## INSTRUCTIONS FOR THE TASK:
Quote each line of the material verbatim, without the pictures.

______________________________

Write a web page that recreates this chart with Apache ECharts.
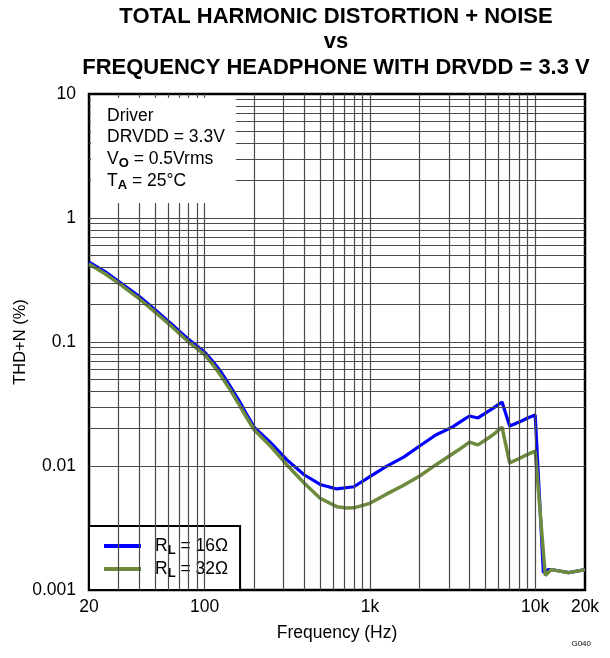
<!DOCTYPE html>
<html>
<head>
<meta charset="utf-8">
<script src="https://cdn.jsdelivr.net/npm/echarts@6/dist/echarts.min.js"></script>
<style>html,body{margin:0;padding:0;background:#fff}#c{width:610px;height:658px}</style>
</head>
<body>
<div id="c"></div>
<script>
// ---- data ----
const freq16 = [20,25,30,40,50,63,80,100,112,125,140,160,180,200,250,315,400,500,630,800,1000,1250,1600,2000,2500,3150,3500,4000,4500,5000,5600,6300,7000,8000,9000,10000,11200,12000,13000,16000,20000];
const thd16  = [0.44,0.37,0.31,0.235,0.183,0.14,0.105,0.083,0.07,0.058,0.046,0.0345,0.026,0.0205,0.0155,0.0112,0.0085,0.0071,0.00653,0.0068,0.0082,0.0099,0.0118,0.0145,0.0178,0.0206,0.0226,0.0253,0.0244,0.0267,0.0294,0.0328,0.021,0.0226,0.0244,0.0258,0.00138,0.00146,0.00145,0.00138,0.00146];
const freq32 = [20,25,30,40,50,63,80,100,112,125,140,160,180,200,250,315,400,500,630,720,800,1000,1250,1600,2000,2500,3150,3500,4000,4500,5000,5600,6300,7000,8000,9000,10000,11500,12500,16000,20000];
const thd32  = [0.425,0.355,0.30,0.225,0.175,0.134,0.1,0.079,0.066,0.054,0.043,0.032,0.0245,0.0195,0.0145,0.0102,0.0073,0.0055,0.0047,0.00458,0.0046,0.0050,0.0059,0.0070,0.0083,0.0102,0.0125,0.0137,0.0156,0.0148,0.0162,0.018,0.0206,0.0106,0.0115,0.0124,0.0132,0.00131,0.00146,0.00138,0.00146];
const xTickLabels = [20,100,1000,10000,20000];
const xGridDecades = [10,100,1000,10000];
const yGridDecades = [0.001,0.01,0.1,1];
const seriesNames = ['RL = 16Ω','RL = 32Ω'];

// gridline positions (ticks)
const xGrid = [], yGrid = [];
xGridDecades.forEach(d => { for (let m=1;m<=9;m++){ const v=+(d*m).toPrecision(3); if (v>20 && v<20000 && xGrid.indexOf(v)<0) xGrid.push(v);} });
yGridDecades.forEach(d => { for (let m=1;m<=9;m++){ const v=+(d*m).toPrecision(3); if (v>0.001 && v<10 && yGrid.indexOf(v)<0) yGrid.push(v);} });

const pair = (xs, ys) => xs.map((x,i)=>[x, ys[i]]);
const FF = 'Liberation Sans, Arial, sans-serif';

const chart = echarts.init(document.getElementById('c'), null, {renderer:'canvas'});
chart.setOption({
  animation: false,
  backgroundColor: '#fff',
  textStyle: { fontFamily: FF },
  title: [
    {
      text: 'TOTAL HARMONIC DISTORTION + NOISE\nvs\nFREQUENCY HEADPHONE WITH DRVDD = 3.3 V',
      left: 331, top: -1, textAlign: 'center',
      textStyle: { fontSize: 22, fontWeight: 'bold', color: '#000', lineHeight: 25.5, fontFamily: FF }
    },
    {
      text: '{n|Driver}\n{n|DRVDD = 3.3V}\n{n|V}{s|O}{n| = 0.5Vrms}\n{n|T}{s|A}{n| = 25°C}',
      left: 91, top: 96,
      padding: [9, 11, 11, 16],
      backgroundColor: '#fff',
      textStyle: {
        fontWeight: 'normal',
        rich: {
          n: { fontSize: 17.5, fontWeight: 'normal', color: '#000', lineHeight: 21.7, fontFamily: FF },
          s: { fontSize: 13, fontWeight: 'bold', color: '#000', lineHeight: 21.7, padding: [9,0,0,0], fontFamily: FF }
        }
      }
    },
    {
      text: 'G040', right: 14, bottom: 5,
      textStyle: { fontSize: 8, fontWeight: 'normal', color: '#000', fontFamily: FF }
    }
  ],
  legend: {
    data: seriesNames,
    orient: 'vertical',
    left: 89, bottom: 68,
    padding: [11, 12, 10, 15],
    itemGap: 3,
    itemWidth: 37, itemHeight: 4,
    icon: 'rect',
    backgroundColor: '#fff',
    borderColor: '#000', borderWidth: 2, borderRadius: 0,
    formatter: name => name === seriesNames[0] ? '{n|R}{s|L}{n| = 16Ω}' : '{n|R}{s|L}{n| = 32Ω}',
    textStyle: {
      padding: [0,0,0,9],
      rich: {
        n: { fontSize: 17.5, color: '#000', fontFamily: FF },
        s: { fontSize: 13, fontWeight: 'bold', color: '#000', padding: [9,0,0,0], fontFamily: FF }
      }
    }
  },
  grid: { left: 89, top: 94, right: 25, bottom: 68, outerBoundsMode: 'none', containLabel: false, show: true, borderColor: '#000', borderWidth: 2.5, backgroundColor: '#fff' },
  xAxis: {
    type: 'log', logBase: 10, min: 20, max: 20000,
    name: 'Frequency (Hz)', nameLocation: 'middle', nameGap: 34,
    nameTextStyle: { fontSize: 17.5, color: '#000', fontFamily: FF },
    axisLine: { show: false, onZero: false }, axisTick: { show: false }, splitLine: { show: false },
    axisLabel: {
      customValues: xTickLabels,
      margin: 8, fontSize: 17.5, color: '#000', fontFamily: FF,
      formatter: v => v >= 1000 ? (v/1000) + 'k' : String(v)
    }
  },
  yAxis: {
    type: 'log', logBase: 10, min: 0.001, max: 10,
    name: 'THD+N (%)', nameLocation: 'middle', nameGap: 60, nameMoveOverlap: false,
    nameTextStyle: { fontSize: 16.5, color: '#000', fontFamily: FF },
    axisLine: { show: false, onZero: false }, axisTick: { show: false }, splitLine: { show: false },
    axisLabel: {
      margin: 13, fontSize: 17.5, color: '#000', fontFamily: FF,
      formatter: v => String(+v.toPrecision(3))
    }
  },
  series: [
    {
      name: 'grid', type: 'line', data: [], silent: true, z: 1,
      markLine: {
        silent: true, symbol: ['none','none'], animation: false,
        label: { show: false },
        lineStyle: { color: '#4a4a4a', width: 1.2, type: 'solid' },
        emphasis: { disabled: true },
        data: xGrid.map(v => ({ xAxis: v })).concat(yGrid.map(v => ({ yAxis: v })))
      }
    },
    {
      name: seriesNames[0], type: 'line', data: pair(freq16, thd16), showSymbol: false, z: 3,
      lineStyle: { color: '#0000ff', width: 3.2 }, itemStyle: { color: '#0000ff' }
    },
    {
      name: seriesNames[1], type: 'line', data: pair(freq32, thd32), showSymbol: false, z: 4,
      lineStyle: { color: '#6e8b3d', width: 3.5 }, itemStyle: { color: '#6e8b3d' }
    }
  ]
});
</script>
</body>
</html>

______________________________

## EXERCISE RESPONSE:
Write a web page that recreates this chart with Apache ECharts.
<!DOCTYPE html>
<html>
<head>
<meta charset="utf-8">
<script src="https://cdn.jsdelivr.net/npm/echarts@6/dist/echarts.min.js"></script>
<style>html,body{margin:0;padding:0;background:#fff}#c{width:610px;height:658px}</style>
</head>
<body>
<div id="c"></div>
<script>
// ---- data ----
const freq16 = [20,25,30,40,50,63,80,100,112,125,140,160,180,200,250,315,400,500,630,800,1000,1250,1600,2000,2500,3150,3500,4000,4500,5000,5600,6300,7000,8000,9000,10000,11200,12000,13000,16000,20000];
const thd16  = [0.44,0.37,0.31,0.235,0.183,0.14,0.105,0.083,0.07,0.058,0.046,0.0345,0.026,0.0205,0.0155,0.0112,0.0085,0.0071,0.00653,0.0068,0.0082,0.0099,0.0118,0.0145,0.0178,0.0206,0.0226,0.0253,0.0244,0.0267,0.0294,0.0328,0.021,0.0226,0.0244,0.0258,0.00138,0.00146,0.00145,0.00138,0.00146];
const freq32 = [20,25,30,40,50,63,80,100,112,125,140,160,180,200,250,315,400,500,630,720,800,1000,1250,1600,2000,2500,3150,3500,4000,4500,5000,5600,6300,7000,8000,9000,10000,11500,12500,16000,20000];
const thd32  = [0.425,0.355,0.30,0.225,0.175,0.134,0.1,0.079,0.066,0.054,0.043,0.032,0.0245,0.0195,0.0145,0.0102,0.0073,0.0055,0.0047,0.00458,0.0046,0.0050,0.0059,0.0070,0.0083,0.0102,0.0125,0.0137,0.0156,0.0148,0.0162,0.018,0.0206,0.0106,0.0115,0.0124,0.0132,0.00131,0.00146,0.00138,0.00146];
const xTickLabels = [20,100,1000,10000,20000];
const xGridDecades = [10,100,1000,10000];
const yGridDecades = [0.001,0.01,0.1,1];
const seriesNames = ['RL = 16Ω','RL = 32Ω'];

// gridline positions (ticks)
const xGrid = [], yGrid = [];
xGridDecades.forEach(d => { for (let m=1;m<=9;m++){ const v=+(d*m).toPrecision(3); if (v>20 && v<20000 && xGrid.indexOf(v)<0) xGrid.push(v);} });
yGridDecades.forEach(d => { for (let m=1;m<=9;m++){ const v=+(d*m).toPrecision(3); if (v>0.001 && v<10 && yGrid.indexOf(v)<0) yGrid.push(v);} });

const pair = (xs, ys) => xs.map((x,i)=>[x, ys[i]]);
const FF = 'Liberation Sans, Arial, sans-serif';

const chart = echarts.init(document.getElementById('c'), null, {renderer:'canvas'});
chart.setOption({
  animation: false,
  backgroundColor: '#fff',
  textStyle: { fontFamily: FF },
  title: [
    {
      text: 'TOTAL HARMONIC DISTORTION + NOISE\nvs\nFREQUENCY HEADPHONE WITH DRVDD = 3.3 V',
      left: 331, top: -1, textAlign: 'center',
      textStyle: { fontSize: 22, fontWeight: 'bold', color: '#000', lineHeight: 25.5, fontFamily: FF }
    },
    {
      text: '{n|Driver}\n{n|DRVDD = 3.3V}\n{n|V}{s|O}{n| = 0.5Vrms}\n{n|T}{s|A}{n| = 25°C}',
      left: 91, top: 96,
      padding: [9, 11, 11, 16],
      backgroundColor: '#fff',
      textStyle: {
        fontWeight: 'normal',
        rich: {
          n: { fontSize: 17.5, fontWeight: 'normal', color: '#000', lineHeight: 21.7, fontFamily: FF },
          s: { fontSize: 13, fontWeight: 'bold', color: '#000', lineHeight: 21.7, padding: [9,0,0,0], fontFamily: FF }
        }
      }
    },
    {
      text: 'G040', right: 14, bottom: 5,
      textStyle: { fontSize: 8, fontWeight: 'normal', color: '#000', fontFamily: FF }
    }
  ],
  legend: {
    data: seriesNames,
    orient: 'vertical',
    left: 89, bottom: 68,
    padding: [11, 12, 10, 15],
    itemGap: 3,
    itemWidth: 37, itemHeight: 4,
    icon: 'rect',
    backgroundColor: '#fff',
    borderColor: '#000', borderWidth: 2, borderRadius: 0,
    formatter: name => name === seriesNames[0] ? '{n|R}{s|L}{n| = 16Ω}' : '{n|R}{s|L}{n| = 32Ω}',
    textStyle: {
      padding: [0,0,0,9],
      rich: {
        n: { fontSize: 17.5, color: '#000', fontFamily: FF },
        s: { fontSize: 13, fontWeight: 'bold', color: '#000', padding: [9,0,0,0], fontFamily: FF }
      }
    }
  },
  grid: { left: 89, top: 94, right: 25, bottom: 68, outerBoundsMode: 'none', containLabel: false, show: true, borderColor: '#000', borderWidth: 2.5, backgroundColor: '#fff' },
  xAxis: {
    type: 'log', logBase: 10, min: 20, max: 20000,
    name: 'Frequency (Hz)', nameLocation: 'middle', nameGap: 34,
    nameTextStyle: { fontSize: 17.5, color: '#000', fontFamily: FF },
    axisLine: { show: false, onZero: false }, axisTick: { show: false }, splitLine: { show: false },
    axisLabel: {
      customValues: xTickLabels,
      margin: 8, fontSize: 17.5, color: '#000', fontFamily: FF,
      formatter: v => v >= 1000 ? (v/1000) + 'k' : String(v)
    }
  },
  yAxis: {
    type: 'log', logBase: 10, min: 0.001, max: 10,
    name: 'THD+N (%)', nameLocation: 'middle', nameGap: 60, nameMoveOverlap: false,
    nameTextStyle: { fontSize: 16.5, color: '#000', fontFamily: FF },
    axisLine: { show: false, onZero: false }, axisTick: { show: false }, splitLine: { show: false },
    axisLabel: {
      margin: 13, fontSize: 17.5, color: '#000', fontFamily: FF,
      formatter: v => String(+v.toPrecision(3))
    }
  },
  series: [
    {
      name: 'grid', type: 'line', data: [], silent: true, z: 1,
      markLine: {
        silent: true, symbol: ['none','none'], animation: false,
        label: { show: false },
        lineStyle: { color: '#4a4a4a', width: 1.2, type: 'solid' },
        emphasis: { disabled: true },
        data: xGrid.map(v => ({ xAxis: v })).concat(yGrid.map(v => ({ yAxis: v })))
      }
    },
    {
      name: seriesNames[0], type: 'line', data: pair(freq16, thd16), showSymbol: false, z: 3,
      lineStyle: { color: '#0000ff', width: 3.2 }, itemStyle: { color: '#0000ff' }
    },
    {
      name: seriesNames[1], type: 'line', data: pair(freq32, thd32), showSymbol: false, z: 4,
      lineStyle: { color: '#6e8b3d', width: 3.5 }, itemStyle: { color: '#6e8b3d' }
    }
  ]
});
</script>
</body>
</html>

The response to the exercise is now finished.